Somewhere along the way, I stopped chasing how I looked and started paying attention to what it means to keep someone alive. I became less concerned with appearance and more committed to impact. This work has reshaped how I see value not in how bodies look, but in whether they are nourished, growing, and given a chance to thrive.

Through this work, I have witnessed transformation that goes far beyond health outcomes. Mothers grow more confident in their ability to nourish their children. Caregivers step into roles as educators within their communities. Over time, entire communities begin to protect their own children, not because they were instructed to, but because they understand how.

 

Why Child Nutrition is Human Development

Conversations about human capital development lose meaning when children are malnourished. Innovation cannot thrive where cognitive potential is limited early in life. And Africa’s future depends on how well we protect children during their most critical years.

Malnutrition does not only stunt bodies; it limits learning, narrows possibilities, and shapes futures before they even begin. To be blunt, ‘human capital’ development starts in the womb and continues through the first 1,000 days of life. If we fail in that window, the consequences extend far beyond health; they affect education, productivity, and the future of entire communities.

Through Fight Malnutrition, we have reached thousands of women and children across communities in Nigeria, providing nutrition support, managing cases of malnutrition at the community level, supporting vulnerable households, and building local capacity through training and education. 

But this is only the beginning.

 

What We Have Seen So Far

What began as individual moments of change has grown into measurable impact across communities. The same stories of recovery, learning, and resilience are now reflected in the numbers, each one representing a life reached, a mother supported, or a child given a better start.

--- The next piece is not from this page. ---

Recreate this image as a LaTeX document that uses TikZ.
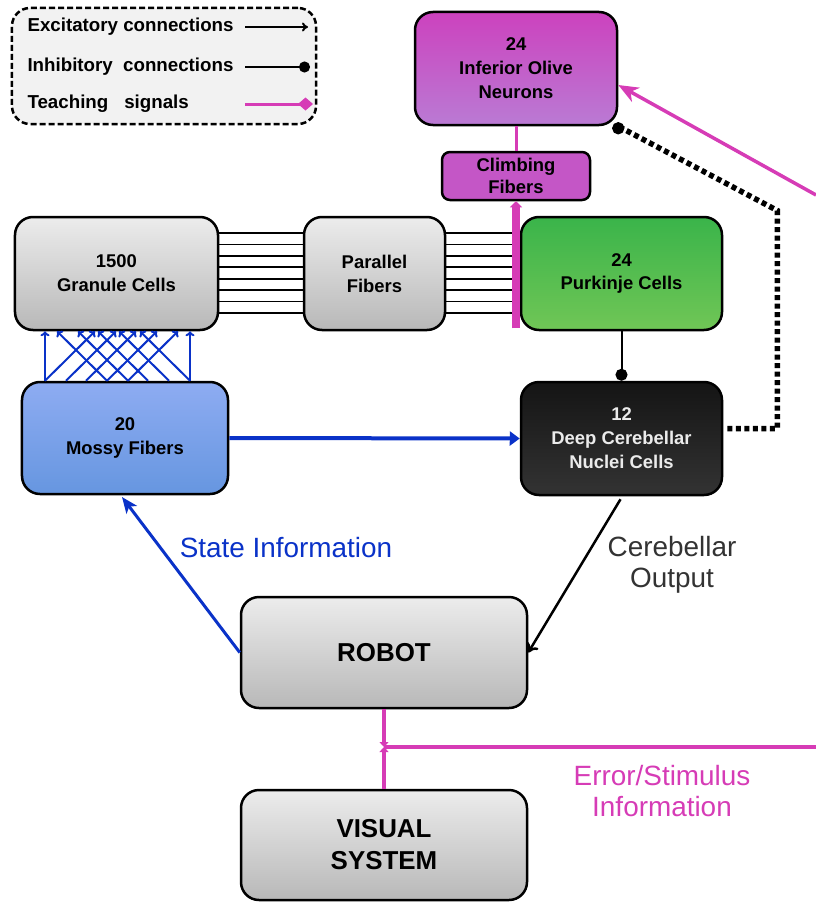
\documentclass[tikz,border=0pt]{standalone}
\usepackage{fontspec}
\setmainfont{Liberation Sans}
\usetikzlibrary{arrows.meta}

\definecolor{teachcol}{RGB}{214,60,182}
\definecolor{mossycol}{RGB}{10,50,200}
\definecolor{graytop}{RGB}{236,236,236}
\definecolor{graybot}{RGB}{184,184,184}
\definecolor{olivetop}{RGB}{204,66,190}
\definecolor{olivebot}{RGB}{186,122,212}
\definecolor{climbcol}{RGB}{196,86,198}
\definecolor{purktop}{RGB}{58,180,74}
\definecolor{purkbot}{RGB}{112,198,86}
\definecolor{mossytop}{RGB}{142,172,242}
\definecolor{mossybot}{RGB}{102,150,224}

\tikzset{
  cellbox/.style={draw=black, line width=2.5bp, rounded corners=18bp, align=center,
    font=\bfseries\fontsize{18.5}{24}\selectfont, top color=graytop, bottom color=graybot},
  bigbox/.style={cellbox, font=\bfseries\fontsize{26}{32}\selectfont,
    minimum width=286bp, minimum height=111bp},
  excite/.style={line width=2bp, -{To[length=6bp,width=9bp]}},
  inhibit/.style={line width=2bp, -{Circle[length=11bp]}},
  teach/.style={teachcol, line width=3bp},
  infolabel/.style={align=center, font=\fontsize{28}{31}\selectfont}
}

\begin{document}
\begin{tikzpicture}[x=1bp, y=-1bp]
    \useasboundingbox (0,0) rectangle (816,902);

    % Legenda
    \node[draw, dashed, dash pattern=on 6bp off 3bp, line width=2.5bp, rounded corners=18bp,
      fill=gray!10, minimum width=304bp, minimum height=116bp] (legend) at (164,66) {};
    \node[anchor=west, font=\bfseries\fontsize{18.8}{22}\selectfont] (exctext) at (24,27) {Excitatory connections};
    \node[anchor=west, font=\bfseries\fontsize{18.8}{22}\selectfont] (inhtext) at (24,67) {Inhibitory\hspace{0.55em}connections};
    \node[anchor=west, font=\bfseries\fontsize{18.8}{22}\selectfont] (teachtext) at (24,104) {Teaching\hspace{0.85em}signals};
    \coordinate (excA) at (245,27);  \coordinate (excB) at (308,27);
    \coordinate (inhA) at (245,67);  \coordinate (inhB) at (310,67);
    \coordinate (teachA) at (245,104); \coordinate (teachB) at (313,104);
    \draw[excite] (excA) -- (excB);
    \draw[inhibit] (inhA) -- (inhB);
    \draw[teach, -{Diamond[length=15bp,width=13bp]}] (teachA) -- (teachB);

    % Cervelletto
    \node[cellbox, top color=olivetop, bottom color=olivebot,
      minimum width=202bp, minimum height=113bp] (olive) at (516,68.5) {24\\Inferior Olive\\Neurons};
    \node[cellbox, fill=climbcol, top color=climbcol, bottom color=climbcol, rounded corners=8bp,
      font=\bfseries\fontsize{18.5}{22}\selectfont,
      minimum width=148bp, minimum height=48bp] (climb) at (516,176) {Climbing\\Fibers};
    \node[cellbox, minimum width=203bp, minimum height=113bp] (granule) at (116.5,273.5) {1500\\Granule Cells};
    \node[cellbox, minimum width=141bp, minimum height=113bp] (parallel) at (374.5,273.5) {Parallel\\Fibers};
    \node[cellbox, top color=purktop, bottom color=purkbot,
      minimum width=201bp, minimum height=113bp] (purkinje) at (621.5,273.5) {24\\Purkinje Cells};
    \node[cellbox, top color=mossytop, bottom color=mossybot,
      minimum width=206bp, minimum height=112bp] (mossy) at (125,438) {20\\Mossy Fibers};
    \node[cellbox, top color=black!92, bottom color=black!80, text=black!8,
      minimum width=201bp, minimum height=113bp] (dcn) at (621.5,438.5) {12\\Deep Cerebellar\\Nuclei Cells};

    % Robot e sistema visivo
    \node[bigbox] (robot) at (384,652.5) {ROBOT};
    \node[bigbox, minimum height=110bp] (visual) at (384,845) {VISUAL\\SYSTEM};

    % Fibre parallele
    \foreach \i in {0,...,7} {
        \draw[line width=1.8bp] (granule.east |- 0,{233+11.4*\i}) -- (parallel.west |- 0,{233+11.4*\i});
        \draw[line width=1.8bp] (parallel.east |- 0,{233+11.4*\i}) -- (climb.south |- 0,{233+11.4*\i});
    }

    % Fibre muschiose verso i granuli
    \foreach \a/\b in {45/45, 45/95, 66/116, 86/136, 107/157, 128/178,
                       190/190, 190/140, 169/119, 148/98, 128/78, 107/57} {
        \draw[mossycol, line width=2bp, -{To[length=5bp,width=9bp]}] (\a,0 |- mossy.north) -- (\b,0 |- granule.south);
    }

    % Segnali di insegnamento
    \draw[teach] (olive.south |- olive.south) -- (climb.north);
    \draw[teachcol, line width=8bp, -{Triangle[length=6bp,width=12bp]}] (climb.south |- purkinje.south) ++(0,-3) -- (climb.south);
    \coordinate (olivein) at (816,195);
    \draw[teach, line width=3.5bp, -{Stealth[length=20bp,width=16bp,inset=6bp]}] (olivein) -- (olive.east |- 0,85);
    \coordinate (junc) at (robot.south |- 0,747);
    \coordinate (errin) at (816,747);
    \draw[teach, line width=4bp, -{Triangle[length=5bp,width=9bp]}] (robot.south) -- (junc);
    \draw[teach, line width=4bp, -{Triangle[length=5bp,width=9bp]}] (visual.north) -- (junc);
    \draw[teach, line width=4bp] (junc) -- (errin);

    % Connessioni
    \draw[line width=2bp, -{Circle[length=12bp]}] (purkinje.south) -- (dcn.north);
    \draw[mossycol, line width=4bp, -{Triangle[length=10bp,width=14bp]}] (mossy.east) -- (dcn.west);
    \draw[mossycol, line width=3bp, -{Stealth[length=16bp,width=13bp,inset=4bp]}] (robot.west) -- (122,497);
    \draw[line width=2.5bp, -{To[length=9bp,width=14bp]}] (dcn.south) ++(-1,3) -- (robot.east);
    \draw[line width=5.5bp, dash pattern=on 5bp off 3.5bp, -{Circle[length=12bp]}]
        (dcn.east) ++(4,-10) -- ++(50,0) -- ++(0,-218) -- (olive.south east) ++(0,-4);

    % Etichette
    \node[infolabel, text=mossycol] (stateinfo) at (286,548) {State Information};
    \node[infolabel, text=black!80] (cereout) at (672,565) {Cerebellar\\Output};
    \node[infolabel, text=teachcol] (errinfo) at (662,791) {Error/Stimulus\\Information};

\end{tikzpicture}
\end{document}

Through Fight Malnutrition and our community work:

  • 2,860 women educated on Maternal, Infant and Young Child Nutrition (MIYCN)
  • 2800 children have received nutrition support
  • 1873 Moderate Acute Malnutrition (MAM) cases managed at community level
  • 960 vulnerable households supported with food assistance
  • 537 Severe Acute Malnutrition (SAM) cases identified and referred to health facilities
  • 450 Women trained on soy milk and Tom Brown formulation using local ingredients
  • 8 communities in Kano State Nigeria

 

What Comes Next

Our next step is MOMCare (Mother’s Own Milk Care), a simple, facility-linked lactation support model designed to ensure newborns receive their mother’s milk immediately after birth and during the early postnatal period.

Breastfeeding is one of the most powerful, low-cost, life-saving interventions we have. Yet in Kano State, fewer than 1 in 7 infants are exclusively breastfed. This means many children begin life already disadvantaged. And MOMCare is designed to protect the very first nutrition a child receives because prevention must begin at birth.

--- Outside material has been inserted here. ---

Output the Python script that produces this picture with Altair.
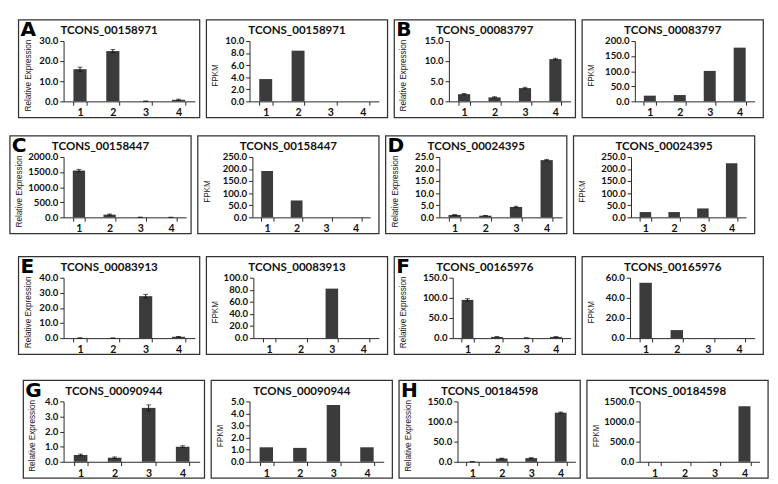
import altair as alt
import pandas as pd

categories = ["1", "2", "3", "4"]
letters = ["A", "B", "C", "D", "E", "F", "G", "H"]
genes = ["TCONS_00158971", "TCONS_00083797", "TCONS_00158447", "TCONS_00024395",
         "TCONS_00083913", "TCONS_00165976", "TCONS_00090944", "TCONS_00184598"]

# Relative expression (qRT-PCR) with error bars
re_A = [16.0, 25.0, 0.1, 0.8];     err_A = [1.0, 0.8, 0.05, 0.3]
re_B = [1.8, 1.0, 3.3, 10.5];      err_B = [0.15, 0.15, 0.2, 0.2]
re_C = [1550.0, 90.0, 3.0, 1.0];   err_C = [40.0, 20.0, 1.0, 0.5]
re_D = [1.0, 0.7, 4.3, 23.7];      err_D = [0.2, 0.1, 0.3, 0.3]
re_E = [0.1, 0.05, 27.8, 0.9];     err_E = [0.05, 0.02, 1.2, 0.2]
re_F = [95.0, 3.0, 0.5, 3.0];      err_F = [3.0, 0.6, 0.2, 0.5]
re_G = [0.45, 0.27, 3.57, 1.0];    err_G = [0.06, 0.05, 0.2, 0.06]
re_H = [0.3, 8.0, 9.0, 122.0];     err_H = [0.1, 1.0, 1.2, 1.5]

# FPKM (RNA-seq)
fpkm_A = [3.7, 8.4, 0.0, 0.0]
fpkm_B = [19.0, 21.0, 101.0, 178.0]
fpkm_C = [192.0, 70.0, 0.5, 0.3]
fpkm_D = [22.0, 22.0, 37.0, 224.0]
fpkm_E = [0.0, 0.0, 82.0, 0.2]
fpkm_F = [55.0, 8.0, 0.1, 0.1]
fpkm_G = [1.2, 1.15, 4.7, 1.2]
fpkm_H = [1.0, 2.0, 2.0, 1380.0]

re_max = [30, 15, 2000, 25, 40, 150, 4, 150]
re_step = [10, 5, 500, 5, 10, 50, 1, 50]
fpkm_max = [10, 200, 250, 250, 100, 60, 5, 1500]
fpkm_step = [2, 50, 50, 50, 20, 20, 1, 500]

re_list = [re_A, re_B, re_C, re_D, re_E, re_F, re_G, re_H]
err_list = [err_A, err_B, err_C, err_D, err_E, err_F, err_G, err_H]
fpkm_list = [fpkm_A, fpkm_B, fpkm_C, fpkm_D, fpkm_E, fpkm_F, fpkm_G, fpkm_H]

# layout (distance from box left edge to y axis)
re_left = [47, 57, 56, 56, 47, 61, 42, 61]
fpkm_left = [45, 55, 57, 60, 49, 50, 40, 55]

BW = 189
T, H, B = 22, 63, 17
BAR = "#3b3b3b"
INK = "#222222"


def panel(gene, values, errors, ylabel, ymax, step, L, R, letter=None):
    W = BW - L - R
    ticks = [i * step for i in range(int(round(ymax / step)) + 1)]
    yscale = alt.Scale(domain=[0, ymax], nice=False)
    xscale = alt.Scale(paddingInner=0.6, paddingOuter=0.3)
    xaxis = alt.Axis(labelAngle=0, tickBand="extent", tickSize=4,
                     labelFont="Lato", labelFontWeight="bold",
                     labelFontSize=11, labelPadding=2,
                     labelColor="#111", domainColor=INK,
                     tickColor=INK, grid=False)
    yaxis = alt.Axis(values=ticks, format=".1f", title=ylabel,
                     titleX=-L + 9, titleY=H / 2 + 4, titleAngle=-90,
                     titleAlign="center", titleBaseline="middle",
                     titleFont="Liberation Sans", titleFontSize=8.5,
                     titleFontWeight="normal", titleColor=INK,
                     labelFont="Lato", labelFontWeight="bold",
                     labelFontSize=10, labelColor="#111",
                     tickSize=4, labelPadding=2,
                     domainColor=INK, tickColor=INK, grid=False)
    xenc = alt.X("cat:N", sort=categories, title=None, scale=xscale, axis=xaxis)
    df = pd.DataFrame({"cat": categories, "val": values})
    frame = alt.Chart(pd.DataFrame({"f": [0]})).mark_rect(
        fill="transparent", stroke="#333333", strokeWidth=1.3
    ).encode(x=alt.value(-L), x2=alt.value(W + R), y=alt.value(-T), y2=alt.value(H + B))
    bars = alt.Chart(df).mark_bar(color=BAR).encode(
        x=xenc, y=alt.Y("val:Q", scale=yscale, axis=yaxis, title=ylabel))
    title = alt.Chart(pd.DataFrame({"t": [gene]})).mark_text(
        font="Lato", fontWeight="bold", fontSize=12, color="#111",
        align="center", baseline="middle"
    ).encode(text="t:N", x=alt.value((W + R - L) / 2), y=alt.value(-T + 11))
    layers = [frame, bars]
    if errors is not None:
        edf = pd.DataFrame({"cat": categories,
                            "lo": [v - e for v, e in zip(values, errors)],
                            "hi": [v + e for v, e in zip(values, errors)]})
        rule = alt.Chart(edf).mark_rule(color="#111", strokeWidth=1).encode(
            x=xenc, y=alt.Y("lo:Q", scale=yscale, axis=yaxis, title=ylabel), y2="hi:Q")
        cap_hi = alt.Chart(edf).mark_tick(color="#111", size=5, thickness=1).encode(
            x=xenc, y=alt.Y("hi:Q", scale=yscale, axis=yaxis, title=ylabel))
        cap_lo = alt.Chart(edf).mark_tick(color="#111", size=5, thickness=1).encode(
            x=xenc, y=alt.Y("lo:Q", scale=yscale, axis=yaxis, title=ylabel))
        layers += [rule, cap_lo, cap_hi]
    layers.append(title)
    if letter is not None:
        lt = alt.Chart(pd.DataFrame({"l": [letter]})).mark_text(
            font="DejaVu Sans", fontWeight="bold", fontSize=21, color="#000",
            align="left", baseline="top"
        ).encode(text="l:N", x=alt.value(-L + 2), y=alt.value(-T))
        layers.append(lt)
    return alt.layer(*layers).properties(width=W, height=H)


panels = []
for i in range(8):
    panels.append(panel(genes[i], re_list[i], err_list[i], "Relative  Expression",
                        re_max[i], re_step[i], re_left[i], 5, letters[i]))
    panels.append(panel(genes[i], fpkm_list[i], None, "FPKM",
                        fpkm_max[i], fpkm_step[i], fpkm_left[i], 9))

rows = [alt.hconcat(*panels[r * 4:(r + 1) * 4], spacing=3) for r in range(4)]

chart = alt.vconcat(
    alt.vconcat(alt.vconcat(rows[0], rows[1], spacing=15), rows[2], spacing=20),
    rows[3], spacing=23
).properties(padding=0).configure_view(stroke="transparent")

chart.save("out.html", embed_options={"renderer": "svg", "actions": False})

Every child we help is not just a life saved.

It is a future protected.

A malnourished child struggles to learn; a child who cannot learn struggles to finish school; and a young person without that foundation struggles to participate meaningfully in society.

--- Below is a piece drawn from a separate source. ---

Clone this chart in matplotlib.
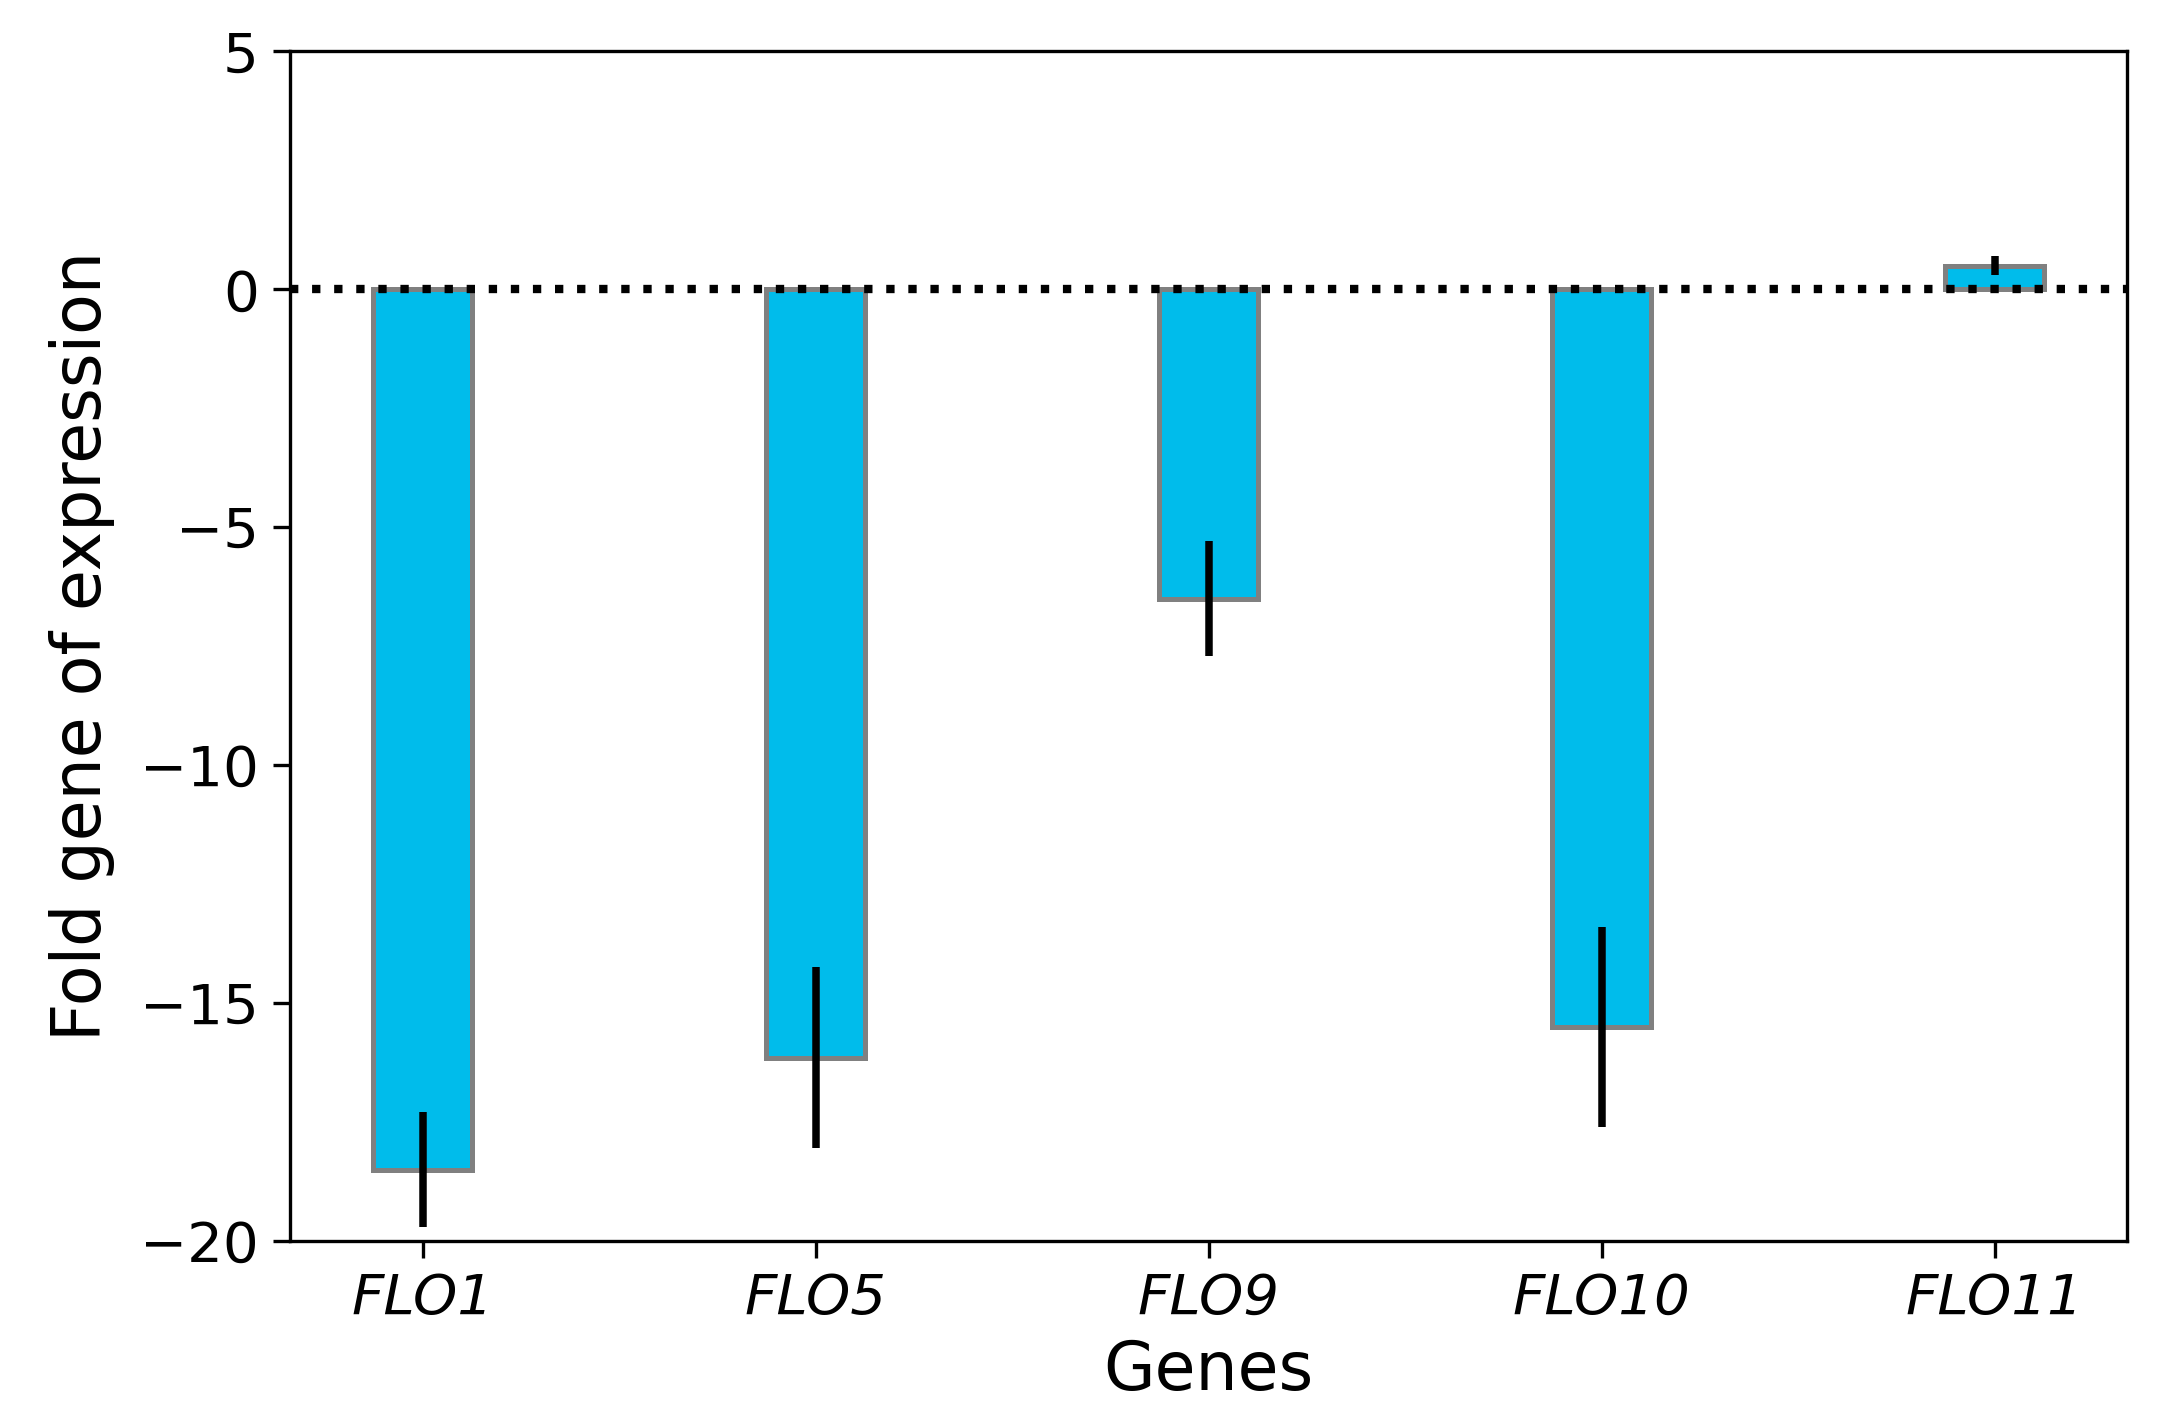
import matplotlib
matplotlib.use("Agg")
import matplotlib.pyplot as plt
import numpy as np

# fold change per gene
genes = ["FLO1", "FLO5", "FLO9", "FLO10", "FLO11"]
fold = [-18.5, -16.15, -6.5, -15.5, 0.5]
err = [1.2, 1.9, 1.2, 2.1, 0.2]

plt.rcParams['font.family'] = ['DejaVu Sans']

fig = plt.figure(figsize=(2164 / 300, 1428 / 300), dpi=300)
ax = fig.add_axes([0.134, 0.131, 0.849, 0.833])

x = np.arange(len(genes))
ax.bar(x, fold, width=0.25, color='#00BCEB', edgecolor='gray', linewidth=1.2,
       yerr=err, error_kw=dict(ecolor='black', elinewidth=1.8, capsize=0))
ax.axhline(0, color='black', linestyle=':', linewidth=2)

ax.set_ylim(-20, 5)
ax.set_yticks([-20, -15, -10, -5, 0, 5])
ax.set_xticks(x)
ax.set_xticklabels(genes, fontstyle='italic')
ax.tick_params(labelsize=13.5, length=4)
ax.set_xlabel("Genes", fontsize=16, labelpad=3)
ax.set_ylabel("Fold gene of expression", fontsize=16, labelpad=6)

fig.savefig("out.png", dpi=300)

This work cannot be done alone. It requires all of us (partners, communities, policymakers, and individuals) to shift from reacting to crises to preventing them.

It requires us to invest in what works, trust communities to lead, and recognize that every child deserves more than survival.

Because the truth is simple. No child should have to become a statistic before they are saved. The future we speak of begins with the children we choose to protect today.